Chris Kolakowski, the chair of Wisconsin’s America 250 commission, says celebrations will continue across the state through the end of the year.
“State Fair is going to have elements of the 250th,” Kolakowski told “UpFront.” “Summerfest obviously is going to have elements. We’re looking already to how do we make America 250 and the 25th of 9/11 this September, Veterans Day? The commission goes through Jan. 1st of next year.”
Kolakowski said the commission has spent the past several years preparing for the celebrations, including both in Wisconsin and across the country.
That includes the burying of a time capsule in Philadelphia that will be opened on the nation’s 500th birthday.
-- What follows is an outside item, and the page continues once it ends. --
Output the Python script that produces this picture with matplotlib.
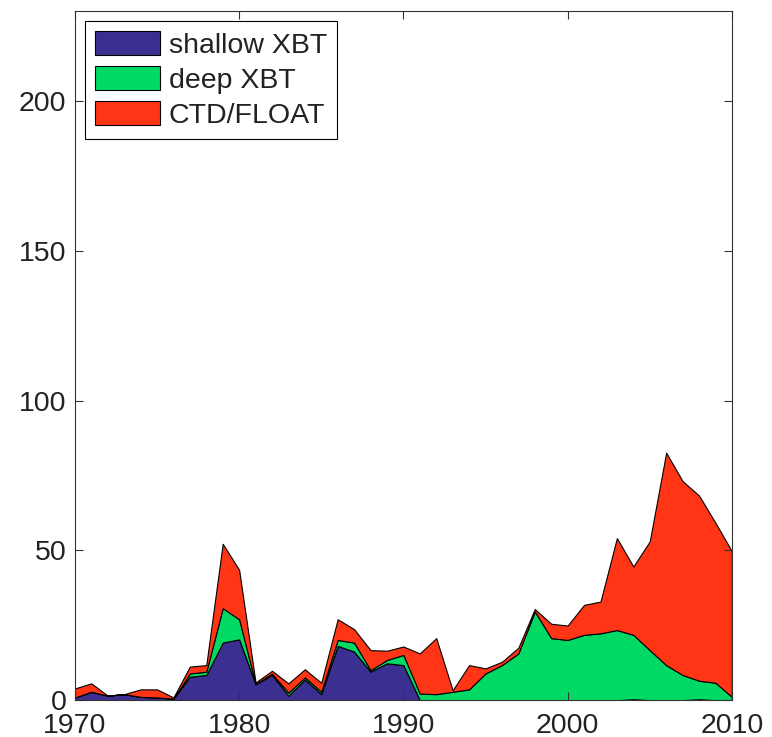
import numpy as np
import matplotlib
matplotlib.use('Agg')
import matplotlib.pyplot as plt

plt.rcParams['font.family'] = ['Liberation Sans', 'DejaVu Sans']

years = list(range(1970, 2011))

# yearly counts (layer heights, not cumulative)
shallow_xbt = [0.9, 2.8, 1.5, 2.0, 1.1, 0.9, 0.5, 7.8, 8.4, 19.2,
               20.3, 5.3, 8.4, 1.5, 6.9, 2.0, 18.1, 16.2, 9.5, 12.3,
               11.7, 0.0, 0.0, 0.0, 0.0, 0.0, 0.0, 0.0, 0.0, 0.0,
               0.0, 0.0, 0.0, 0.0, 0.3, 0.0, 0.0, 0.0, 0.3, 0.0,
               0.0]
deep_xbt_top = [0.9, 2.8, 1.5, 2.0, 1.1, 0.9, 0.5, 8.9, 9.5, 30.7,
                27.0, 5.4, 8.8, 2.5, 7.6, 2.8, 20.1, 19.2, 10.0, 13.4,
                15.1, 2.2, 2.0, 2.8, 3.6, 8.9, 11.7, 15.6, 29.6, 20.7,
                20.1, 21.8, 22.3, 23.4, 21.8, 16.7, 11.7, 8.4, 6.5, 5.8,
                1.1]
total = [3.9, 5.6, 1.5, 2.0, 3.6, 3.6, 0.9, 11.2, 11.7, 52.2,
         43.5, 5.9, 9.8, 5.6, 10.3, 5.8, 27.0, 23.7, 16.7, 16.5,
         17.9, 15.6, 20.7, 3.3, 11.7, 10.6, 12.8, 17.5, 30.4, 25.5,
         24.9, 31.8, 32.9, 54.1, 44.6, 53.0, 82.6, 73.1, 68.3, 59.2,
         49.7]

shallow_xbt = np.array(shallow_xbt)
deep_xbt = np.array(deep_xbt_top) - shallow_xbt
ctd_float = np.array(total) - np.array(deep_xbt_top)

labels = ['shallow XBT', 'deep XBT', 'CTD/FLOAT']
colors = ['#3b2f91', '#00d964', '#ff3516']

fig = plt.figure(figsize=(7.72, 7.37), dpi=100)
ax = fig.add_axes([0.097, 0.05, 0.851, 0.935])

ax.stackplot(years, shallow_xbt, deep_xbt, ctd_float,
             labels=labels, colors=colors,
             edgecolor='black', linewidth=0.8)

ax.set_xlim(1970, 2010)
ax.set_ylim(0, 230)
ax.set_xticks([1970, 1980, 1990, 2000, 2010])
ax.set_yticks([0, 50, 100, 150, 200])
ax.tick_params(direction='in', top=True, right=True, labelsize=20.5,
               length=6, width=0.8, color='#333333', labelcolor='#222222')
ax.tick_params(axis='x', pad=9)
ax.tick_params(axis='y', pad=6)
for sp in ax.spines.values():
    sp.set_color('#333333')
    sp.set_linewidth(0.8)

leg = ax.legend(loc='upper left', fontsize=20.5, fancybox=False,
                edgecolor='black', framealpha=1, handlelength=2.3,
                handleheight=0.92, labelspacing=0.26, handletextpad=0.3,
                borderpad=0.35, borderaxespad=0.35)
leg.get_frame().set_linewidth(0.8)
for t in leg.get_texts():
    t.set_color('#222222')

plt.savefig('out.png')
plt.close()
Kolakowski said there were very strict parameters about what could be put in the time capsule, including that each state was limited to what could fit into a container roughly the size of two cereal boxes stacked on top of each other.
“So what we ended up doing was letters from the senior, the elected officials of the state, and then we put in some mementos from our native nations and then a feather from Old Abe, the famous war eagle of the 8th Wisconsin from the Civil War, who was an enduring state symbol for Wisconsin but also was the star of the Centennial Exposition in Philadelphia in 1876,” Kolakowski said. “So it was just a neat tie to 1876 to 2026 and then obviously the 500th birthday.”